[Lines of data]

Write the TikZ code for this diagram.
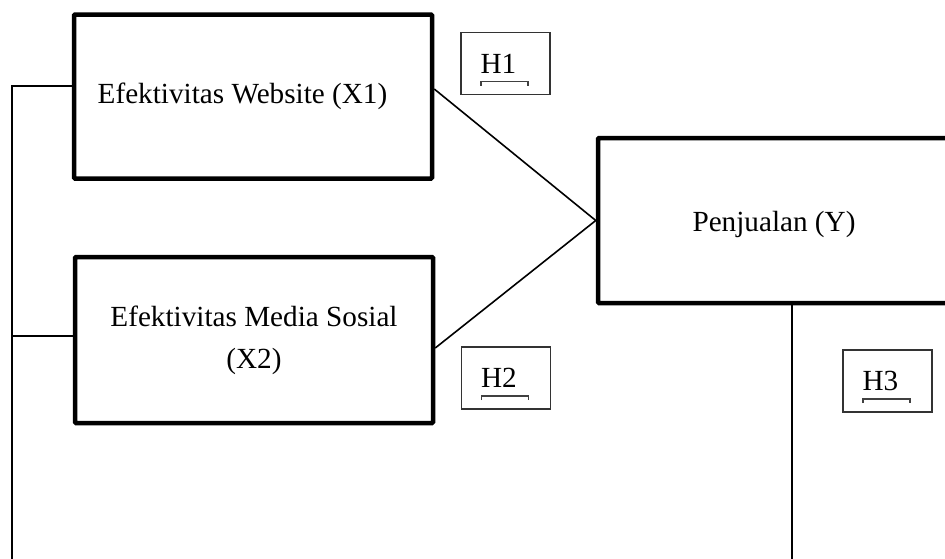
\documentclass[tikz,border=0pt]{standalone}
\usepackage{fontspec}
\setmainfont{Liberation Serif}
\usetikzlibrary{positioning}

\tikzset{
  varbox/.style={draw, line width=4.5pt, rounded corners=1pt,
    minimum width=358pt, minimum height=164pt, inner sep=0pt,
    align=center, font=\fontsize{29.2}{42}\selectfont},
  hypbox/.style={draw=black!80, line width=1.3pt,
    minimum width=89pt, minimum height=62pt, inner sep=0pt,
    font=\fontsize{29.2}{34}\selectfont},
  link/.style={line width=1.6pt},
  hbracket/.style={draw=black!75, line width=1.1pt}
}

\begin{document}
\begin{tikzpicture}[x=1pt, y=-1pt]
        \clip (0,0) rectangle (945,558);
        % variables
        \node[varbox] (x1) at (253,96.5) {Efektivitas Website (X1)\hspace*{21pt}};
        \node[varbox, minimum height=166pt] (x2) at (254,340) {Efektivitas Media Sosial\\(X2)};
        \node[varbox, minimum width=352pt, minimum height=165pt, text height=28pt, text depth=6pt] (y) at (774,220.5) {Penjualan (Y)};
        % hypotheses
        \node[hypbox] (h1) at (505.5,63.5) {H1\hspace*{14pt}};
        \node[hypbox] (h2) at (506,378) {H2\hspace*{14pt}};
        \node[hypbox] (h3) at (887.5,381) {H3\hspace*{14pt}};
        \foreach \h in {h1,h2,h3}
            \draw[hbracket] ([shift={(-24.5pt,-22pt)}]\h.center) -- ++(0pt,4pt) -- ++(47pt,0pt) -- ++(0pt,-4pt);
        % connectors
        \coordinate (lbot) at (12,562);
        \coordinate (ybot) at (792,562);
        \draw[link] ([yshift=7.5pt]x1.east) -- (y.west);
        \draw[link] ([yshift=-8pt]x2.east) -- (y.west);
        \draw[link] ([yshift=10.5pt]x1.west) -| (lbot);
        \draw[link] ([yshift=4pt]x2.west) coordinate (x2in) -- (lbot |- x2in);
        \draw[link] (y.south -| ybot) -- (ybot);
    \end{tikzpicture}
\end{document}
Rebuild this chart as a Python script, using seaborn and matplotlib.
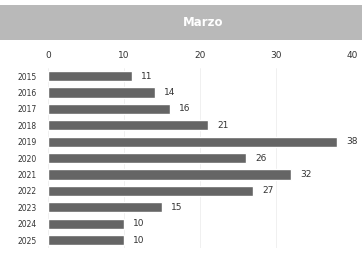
import pandas as pd
import seaborn as sns
import matplotlib.pyplot as plt
from matplotlib.patches import Rectangle

years = ['2015', '2016', '2017', '2018', '2019', '2020', '2021', '2022', '2023', '2024', '2025']
values = [11, 14, 16, 21, 38, 26, 32, 27, 15, 10, 10]
x_ticks = [0, 10, 20, 30, 40]

df = pd.DataFrame({'year': years, 'value': values})

sns.set_style('white')
plt.rcParams['font.family'] = ['DejaVu Sans']

fig = plt.figure(figsize=(3.62, 2.56), dpi=100)
fig.patch.set_facecolor('white')

# grey title band
fig.add_artist(Rectangle((0.0, 0.845), 1.0, 0.135, transform=fig.transFigure,
                         facecolor='#b9b9b9', edgecolor='none'))
fig.text(0.56, 0.912, 'Marzo', ha='center', va='center', color='white',
         fontsize=8.5, fontweight='bold')

ax = fig.add_axes([0.133, 0.03, 0.84, 0.705])
sns.barplot(data=df, x='value', y='year', orient='h', color='#656565',
            width=0.62, ax=ax, saturation=1)

for i, v in enumerate(values):
    ax.text(v + 1.2, i, str(v), va='center', ha='left', fontsize=6.5, color='#333333')

ax.set_xlim(0, 40)
ax.set_ylim(len(years) - 0.5, -0.5)
ax.set_xticks(x_ticks)
ax.xaxis.tick_top()
ax.tick_params(axis='x', length=0, pad=6, labelsize=6.5, colors='#333333')
ax.tick_params(axis='y', length=0, pad=8, labelsize=5.5, colors='#333333')
ax.set_xlabel('')
ax.set_ylabel('')
ax.grid(axis='x', color='#eeeeee', linewidth=0.6)
ax.set_axisbelow(True)
for s in ax.spines.values():
    s.set_visible(False)

plt.savefig('out.png', dpi=100)
plt.close()
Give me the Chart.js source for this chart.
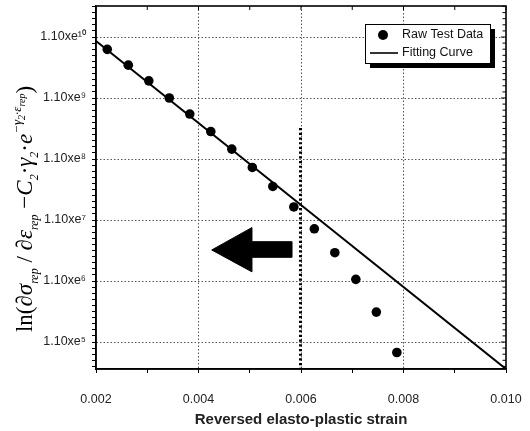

Exercise brief: The records above must be printed exactly; the pictures stay out.

Task solution:
Write the TikZ code for this diagram.
\documentclass[tikz,border=0pt]{standalone}
\usepackage{fontspec}
\setmainfont{Liberation Serif}
\usetikzlibrary{positioning}

\tikzset{
  varbox/.style={draw, line width=4.5pt, rounded corners=1pt,
    minimum width=358pt, minimum height=164pt, inner sep=0pt,
    align=center, font=\fontsize{29.2}{42}\selectfont},
  hypbox/.style={draw=black!80, line width=1.3pt,
    minimum width=89pt, minimum height=62pt, inner sep=0pt,
    font=\fontsize{29.2}{34}\selectfont},
  link/.style={line width=1.6pt},
  hbracket/.style={draw=black!75, line width=1.1pt}
}

\begin{document}
\begin{tikzpicture}[x=1pt, y=-1pt]
        \clip (0,0) rectangle (945,558);
        % variables
        \node[varbox] (x1) at (253,96.5) {Efektivitas Website (X1)\hspace*{21pt}};
        \node[varbox, minimum height=166pt] (x2) at (254,340) {Efektivitas Media Sosial\\(X2)};
        \node[varbox, minimum width=352pt, minimum height=165pt, text height=28pt, text depth=6pt] (y) at (774,220.5) {Penjualan (Y)};
        % hypotheses
        \node[hypbox] (h1) at (505.5,63.5) {H1\hspace*{14pt}};
        \node[hypbox] (h2) at (506,378) {H2\hspace*{14pt}};
        \node[hypbox] (h3) at (887.5,381) {H3\hspace*{14pt}};
        \foreach \h in {h1,h2,h3}
            \draw[hbracket] ([shift={(-24.5pt,-22pt)}]\h.center) -- ++(0pt,4pt) -- ++(47pt,0pt) -- ++(0pt,-4pt);
        % connectors
        \coordinate (lbot) at (12,562);
        \coordinate (ybot) at (792,562);
        \draw[link] ([yshift=7.5pt]x1.east) -- (y.west);
        \draw[link] ([yshift=-8pt]x2.east) -- (y.west);
        \draw[link] ([yshift=10.5pt]x1.west) -| (lbot);
        \draw[link] ([yshift=4pt]x2.west) coordinate (x2in) -- (lbot |- x2in);
        \draw[link] (y.south -| ybot) -- (ybot);
    \end{tikzpicture}
\end{document}
Rebuild this chart as a Python script, using seaborn and matplotlib.
import pandas as pd
import seaborn as sns
import matplotlib.pyplot as plt
from matplotlib.patches import Rectangle

years = ['2015', '2016', '2017', '2018', '2019', '2020', '2021', '2022', '2023', '2024', '2025']
values = [11, 14, 16, 21, 38, 26, 32, 27, 15, 10, 10]
x_ticks = [0, 10, 20, 30, 40]

df = pd.DataFrame({'year': years, 'value': values})

sns.set_style('white')
plt.rcParams['font.family'] = ['DejaVu Sans']

fig = plt.figure(figsize=(3.62, 2.56), dpi=100)
fig.patch.set_facecolor('white')

# grey title band
fig.add_artist(Rectangle((0.0, 0.845), 1.0, 0.135, transform=fig.transFigure,
                         facecolor='#b9b9b9', edgecolor='none'))
fig.text(0.56, 0.912, 'Marzo', ha='center', va='center', color='white',
         fontsize=8.5, fontweight='bold')

ax = fig.add_axes([0.133, 0.03, 0.84, 0.705])
sns.barplot(data=df, x='value', y='year', orient='h', color='#656565',
            width=0.62, ax=ax, saturation=1)

for i, v in enumerate(values):
    ax.text(v + 1.2, i, str(v), va='center', ha='left', fontsize=6.5, color='#333333')

ax.set_xlim(0, 40)
ax.set_ylim(len(years) - 0.5, -0.5)
ax.set_xticks(x_ticks)
ax.xaxis.tick_top()
ax.tick_params(axis='x', length=0, pad=6, labelsize=6.5, colors='#333333')
ax.tick_params(axis='y', length=0, pad=8, labelsize=5.5, colors='#333333')
ax.set_xlabel('')
ax.set_ylabel('')
ax.grid(axis='x', color='#eeeeee', linewidth=0.6)
ax.set_axisbelow(True)
for s in ax.spines.values():
    s.set_visible(False)

plt.savefig('out.png', dpi=100)
plt.close()
Give me the Chart.js source for this chart.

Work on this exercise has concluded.